Monday, Jan. 31, 1944
Suffer Little Children
The children never smile. Their dread of cold is so great that, when brought into warm rooms, they fight desperately for the spot nearest the fire. They draw their heads into their coat collars, their hands into their sleeves. There they sit silently for hours. Music and the laughter of others irritate them. Someone asks a little girl why she is so silent. She answers: "Why do you smile?" From London last week came such reports of what two years of starvation, cold and horror had done to the children of Nazi-besieged Leningrad. To some chil dren it had caused mental damage so severe that "Soviet authorities feared it would be permanent." Some children cry at the slightest disappointment -- for example, when they can not button their coats. Others cry when they see trinkets such as earrings, because they are reminded of their parents who wore such things, and whom they had seen die of exhaustion.

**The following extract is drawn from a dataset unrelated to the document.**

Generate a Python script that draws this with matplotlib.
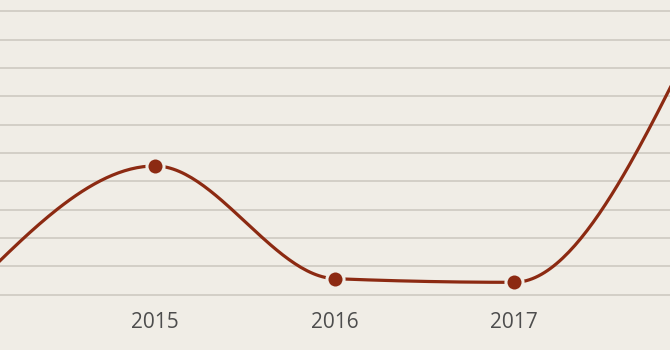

Instead of gobbling their meager food, the Leningrad children hoard it. They slowly drink the liquid part of their soup first, then slowly eat the bits in the bottom of the dish. Often they crumble their bread into matchboxes to be munched furtively later.
To rehabilitate these children, Leningrad last year established a chain of kindergartens where special teachers tried every treatment they could think of. The teachers soon found that "no manner of persuasion has any effect until the children become [physically] stronger." The best that can yet be said of the kindergartens is that they are "almost successful."